That look fantastic, really nice mods mate :thumb:.

Have the wheels been 'texture' powdercoated instead of the normal smooth finish ..? Really give a great difference to the rest of the wheel.


----------



## oakley (Jul 26, 2008)

Ha, what's the chances!!??

Was up in Aberdeen at the weekend for the Granite City Rally and went into the new Shopping Centre for some dinner!! Walked passed this tidy litte van and noted how well presented it was.

Small world!!


----------



## Mark M (Nov 29, 2006)

Thanks to all for your kind comments.



Evil Monkey said:


> That looks great.
> Who did the re-mapping for you and what power/mpg benefits are you seeing from it?


The person I bought it off had it mapped by a local chap. Think it's around 140. Does the job. 50mpg. Cheers.



alex163 said:


> Gorgeous van! Do those TT rims have a crinkle paint finish to them? it looks like it.


Yea, wrinkle black 



Alan W said:


> Stunning Mark! :thumb: A cool ride.  Love the interior in particular!
> 
> Was surprised to see the 19" BBS's up for sale but it looked too similar to Norm's with them (despite the colour differences).
> 
> Alan W


I don't know what it is, but I just need Helios in my life, hence the sale mate 



Cheesy231 said:


> Enough of not boring us.
> 
> I WANT A MOD LIST


PM me if you want the stats!



S-X-I said:


> Mark you whore, that is STUNNING!!!!!
> 
> Been lurking around on Eastside and following your Caddy thread.


Sneaky sneaky  Cheers!



hender1 said:


> Excellent van and great plate on it as it is, if ur looking to sell it give me a pm.

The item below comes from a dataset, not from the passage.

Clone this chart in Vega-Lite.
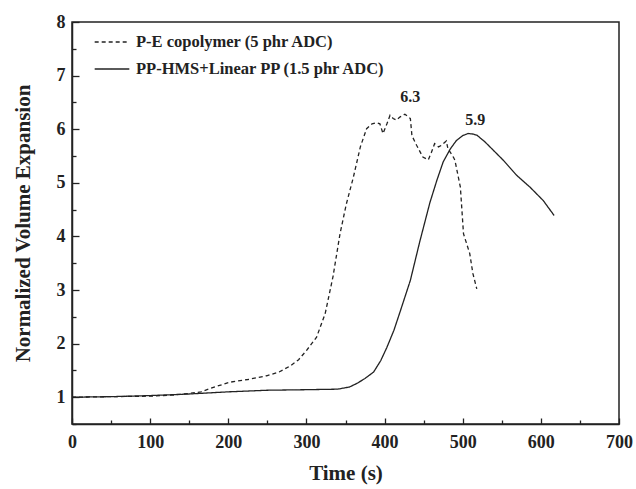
{
  "$schema": "https://vega.github.io/schema/vega-lite/v6.json",
  "width": 547,
  "height": 402,
  "autosize": {"type": "none"},
  "padding": {"left": 72, "top": 22, "right": 17, "bottom": 65},
  "background": "white",
  "config": {
    "view": {"stroke": "#222", "strokeWidth": 1.5},
    "font": "Liberation Serif"
  },
  "datasets": {
    "curves": [
      {"series": "P-E copolymer (5 phr ADC)", "t": 0, "v": 1.0},
      {"series": "P-E copolymer (5 phr ADC)", "t": 50, "v": 1.01},
      {"series": "P-E copolymer (5 phr ADC)", "t": 100, "v": 1.02},
      {"series": "P-E copolymer (5 phr ADC)", "t": 130, "v": 1.04},
      {"series": "P-E copolymer (5 phr ADC)", "t": 150, "v": 1.07},
      {"series": "P-E copolymer (5 phr ADC)", "t": 165, "v": 1.1},
      {"series": "P-E copolymer (5 phr ADC)", "t": 180, "v": 1.18},
      {"series": "P-E copolymer (5 phr ADC)", "t": 202, "v": 1.28},
      {"series": "P-E copolymer (5 phr ADC)", "t": 225, "v": 1.33},
      {"series": "P-E copolymer (5 phr ADC)", "t": 249, "v": 1.4},
      {"series": "P-E copolymer (5 phr ADC)", "t": 265, "v": 1.47},
      {"series": "P-E copolymer (5 phr ADC)", "t": 279, "v": 1.58},
      {"series": "P-E copolymer (5 phr ADC)", "t": 290, "v": 1.7},
      {"series": "P-E copolymer (5 phr ADC)", "t": 300, "v": 1.87},
      {"series": "P-E copolymer (5 phr ADC)", "t": 313, "v": 2.12},
      {"series": "P-E copolymer (5 phr ADC)", "t": 324, "v": 2.56},
      {"series": "P-E copolymer (5 phr ADC)", "t": 334, "v": 3.25},
      {"series": "P-E copolymer (5 phr ADC)", "t": 343, "v": 4.05},
      {"series": "P-E copolymer (5 phr ADC)", "t": 351, "v": 4.6},
      {"series": "P-E copolymer (5 phr ADC)", "t": 360, "v": 5.1},
      {"series": "P-E copolymer (5 phr ADC)", "t": 369, "v": 5.67},
      {"series": "P-E copolymer (5 phr ADC)", "t": 377, "v": 6.01},
      {"series": "P-E copolymer (5 phr ADC)", "t": 384, "v": 6.1},
      {"series": "P-E copolymer (5 phr ADC)", "t": 390, "v": 6.12},
      {"series": "P-E copolymer (5 phr ADC)", "t": 394, "v": 6.1},
      {"series": "P-E copolymer (5 phr ADC)", "t": 398, "v": 5.92},
      {"series": "P-E copolymer (5 phr ADC)", "t": 403, "v": 6.1},
      {"series": "P-E copolymer (5 phr ADC)", "t": 407, "v": 6.26},
      {"series": "P-E copolymer (5 phr ADC)", "t": 411, "v": 6.2},
      {"series": "P-E copolymer (5 phr ADC)", "t": 415, "v": 6.17},
      {"series": "P-E copolymer (5 phr ADC)", "t": 420, "v": 6.23},
      {"series": "P-E copolymer (5 phr ADC)", "t": 426, "v": 6.28},
      {"series": "P-E copolymer (5 phr ADC)", "t": 433, "v": 6.2},
      {"series": "P-E copolymer (5 phr ADC)", "t": 435, "v": 5.88},
      {"series": "P-E copolymer (5 phr ADC)", "t": 441, "v": 5.7},
      {"series": "P-E copolymer (5 phr ADC)", "t": 449, "v": 5.48},
      {"series": "P-E copolymer (5 phr ADC)", "t": 456, "v": 5.43},
      {"series": "P-E copolymer (5 phr ADC)", "t": 460, "v": 5.57},
      {"series": "P-E copolymer (5 phr ADC)", "t": 464, "v": 5.73},
      {"series": "P-E copolymer (5 phr ADC)", "t": 469, "v": 5.67},
      {"series": "P-E copolymer (5 phr ADC)", "t": 473, "v": 5.7},
      {"series": "P-E copolymer (5 phr ADC)", "t": 479, "v": 5.78},
      {"series": "P-E copolymer (5 phr ADC)", "t": 481, "v": 5.64},
      {"series": "P-E copolymer (5 phr ADC)", "t": 488, "v": 5.48},
      {"series": "P-E copolymer (5 phr ADC)", "t": 490, "v": 5.42},
      {"series": "P-E copolymer (5 phr ADC)", "t": 497, "v": 4.92},
      {"series": "P-E copolymer (5 phr ADC)", "t": 501, "v": 4.05},
      {"series": "P-E copolymer (5 phr ADC)", "t": 509, "v": 3.68},
      {"series": "P-E copolymer (5 phr ADC)", "t": 513, "v": 3.31},
      {"series": "P-E copolymer (5 phr ADC)", "t": 518, "v": 3.02},
      {"series": "PP-HMS+Linear PP (1.5 phr ADC)", "t": 0, "v": 1.0},
      {"series": "PP-HMS+Linear PP (1.5 phr ADC)", "t": 50, "v": 1.01},
      {"series": "PP-HMS+Linear PP (1.5 phr ADC)", "t": 100, "v": 1.03},
      {"series": "PP-HMS+Linear PP (1.5 phr ADC)", "t": 150, "v": 1.06},
      {"series": "PP-HMS+Linear PP (1.5 phr ADC)", "t": 200, "v": 1.1},
      {"series": "PP-HMS+Linear PP (1.5 phr ADC)", "t": 250, "v": 1.13},
      {"series": "PP-HMS+Linear PP (1.5 phr ADC)", "t": 300, "v": 1.14},
      {"series": "PP-HMS+Linear PP (1.5 phr ADC)", "t": 340, "v": 1.15},
      {"series": "PP-HMS+Linear PP (1.5 phr ADC)", "t": 355, "v": 1.19},
      {"series": "PP-HMS+Linear PP (1.5 phr ADC)", "t": 365, "v": 1.26},
      {"series": "PP-HMS+Linear PP (1.5 phr ADC)", "t": 375, "v": 1.35},
      {"series": "PP-HMS+Linear PP (1.5 phr ADC)", "t": 386, "v": 1.47},
      {"series": "PP-HMS+Linear PP (1.5 phr ADC)", "t": 395, "v": 1.68},
      {"series": "PP-HMS+Linear PP (1.5 phr ADC)", "t": 403, "v": 1.93},
      {"series": "PP-HMS+Linear PP (1.5 phr ADC)", "t": 412, "v": 2.25},
      {"series": "PP-HMS+Linear PP (1.5 phr ADC)", "t": 420, "v": 2.6},
      {"series": "PP-HMS+Linear PP (1.5 phr ADC)", "t": 433, "v": 3.18},
      {"series": "PP-HMS+Linear PP (1.5 phr ADC)", "t": 445, "v": 3.9},
      {"series": "PP-HMS+Linear PP (1.5 phr ADC)", "t": 458, "v": 4.63},
      {"series": "PP-HMS+Linear PP (1.5 phr ADC)", "t": 467, "v": 5.05},
      {"series": "PP-HMS+Linear PP (1.5 phr ADC)", "t": 475, "v": 5.39},
      {"series": "PP-HMS+Linear PP (1.5 phr ADC)", "t": 484, "v": 5.63},
      {"series": "PP-HMS+Linear PP (1.5 phr ADC)", "t": 492, "v": 5.79},
      {"series": "PP-HMS+Linear PP (1.5 phr ADC)", "t": 500, "v": 5.88},
      {"series": "PP-HMS+Linear PP (1.5 phr ADC)", "t": 507, "v": 5.92},
      {"series": "PP-HMS+Linear PP (1.5 phr ADC)", "t": 513, "v": 5.91},
      {"series": "PP-HMS+Linear PP (1.5 phr ADC)", "t": 518, "v": 5.89},
      {"series": "PP-HMS+Linear PP (1.5 phr ADC)", "t": 528, "v": 5.77},
      {"series": "PP-HMS+Linear PP (1.5 phr ADC)", "t": 539, "v": 5.61},
      {"series": "PP-HMS+Linear PP (1.5 phr ADC)", "t": 552, "v": 5.42},
      {"series": "PP-HMS+Linear PP (1.5 phr ADC)", "t": 569, "v": 5.14},
      {"series": "PP-HMS+Linear PP (1.5 phr ADC)", "t": 586, "v": 4.92},
      {"series": "PP-HMS+Linear PP (1.5 phr ADC)", "t": 603, "v": 4.67},
      {"series": "PP-HMS+Linear PP (1.5 phr ADC)", "t": 617, "v": 4.39}
    ],
    "labels": [
      {"t": 433, "v": 6.6, "text": "6.3"},
      {"t": 516, "v": 6.18, "text": "5.9"}
    ]
  },
  "encoding": {
    "x": {
      "field": "t", "type": "quantitative",
      "scale": {"domain": [0, 700], "nice": false},
      "axis": {
        "title": "Time (s)",
        "values": [0, 50, 100, 150, 200, 250, 300, 350, 400, 450, 500, 550, 600, 650, 700],
        "labelExpr": "datum.value % 100 == 0 ? datum.label : ''",
        "grid": false,
        "domainColor": "#222", "domainWidth": 1.5,
        "tickColor": "#222", "tickWidth": 1.3,
        "tickSize": {"condition": {"test": "datum.value % 100 == 0", "value": -6}, "value": -4},
        "labelFont": "Liberation Serif", "labelFontWeight": "bold", "labelFontSize": 18, "labelColor": "#222",
        "labelPadding": 15, "labelFlush": false, "labelOverlap": false,
        "titleFont": "Liberation Serif", "titleFontWeight": "bold", "titleFontSize": 21, "titleColor": "#222",
        "titlePadding": 9
      }
    },
    "y": {
      "field": "v", "type": "quantitative",
      "scale": {"domain": [0.5, 8], "nice": false, "zero": false},
      "axis": {
        "title": "Normalized Volume Expansion",
        "values": [0.5, 1, 1.5, 2, 2.5, 3, 3.5, 4, 4.5, 5, 5.5, 6, 6.5, 7, 7.5, 8],
        "labelExpr": "datum.value % 1 == 0 ? format(datum.value, 'd') : ''",
        "grid": false,
        "domainColor": "#222", "domainWidth": 1.5,
        "tickColor": "#222", "tickWidth": 1.3,
        "tickSize": {"condition": {"test": "datum.value % 1 == 0", "value": -7}, "value": -4},
        "labelFont": "Liberation Serif", "labelFontWeight": "bold", "labelFontSize": 18, "labelColor": "#222",
        "labelPadding": 14, "labelFlush": false, "labelOverlap": false,
        "titleFont": "Liberation Serif", "titleFontWeight": "bold", "titleFontSize": 21, "titleColor": "#222",
        "titlePadding": 23
      }
    }
  },
  "layer": [
    {
      "data": {"name": "curves"},
      "mark": {"type": "line", "color": "#222", "strokeWidth": 1.3},
      "encoding": {
        "strokeDash": {
          "field": "series", "type": "nominal",
          "scale": {
            "domain": ["P-E copolymer (5 phr ADC)", "PP-HMS+Linear PP (1.5 phr ADC)"],
            "range": [[4, 3], [1, 0]]
          },
          "legend": {
            "title": null,
            "orient": "none",
            "legendX": 22,
            "legendY": 2,
            "symbolType": "stroke",
            "symbolSize": 1200,
            "symbolStrokeWidth": 1.3,
            "symbolStrokeColor": "#222",
            "labelFont": "Liberation Serif", "labelFontWeight": "bold", "labelFontSize": 16.5, "labelColor": "#222",
            "labelOffset": 6,
            "labelLimit": 400,
            "rowPadding": -18
          }
        }
      }
    },
    {
      "data": {"name": "labels"},
      "mark": {"type": "text", "font": "Liberation Serif", "fontWeight": "bold", "fontSize": 16, "color": "#222", "baseline": "middle"},
      "encoding": {
        "text": {"field": "text"}
      }
    }
  ]
}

You mean the number plate yea? I'll fire you a PM :thumb:



coopersworks said:


> WOW very very nice, I could just chuck my mountain bike straight in the back and head for the hills !!!!


Exactly what I use mine for 



ads2k said:


> That look fantastic, really nice mods mate :thumb:.
> 
> Have the wheels been 'texture' powdercoated instead of the normal smooth finish ..? Really give a great difference to the rest of the wheel.


See above :thumb:



oakley said:


> Ha, what's the chances!!??
> 
> Was up in Aberdeen at the weekend for the Granite City Rally and went into the new Shopping Centre for some dinner!! Walked passed this tidy litte van and noted how well presented it was.
> 
> Small world!!


Thanks, yea, Aberdeen is a town, not a city anyway


----------



## DE 1981 (Aug 17, 2007)

Aye its looking good Mark always liked the Caddy's but yours is probably the nicest around, reminds me of the Caddy's on the cover of PVW a while back.

Gav


----------



## Planet Man (Apr 12, 2008)

Mark. That looks awesome:thumb: Waiting on some paperwork and should be getting mine very soon:doublesho

Raven Blue Metallic


----------



## EthanCrawford (Jan 7, 2010)

that is ace min tidyist caddy i have seen yet


----------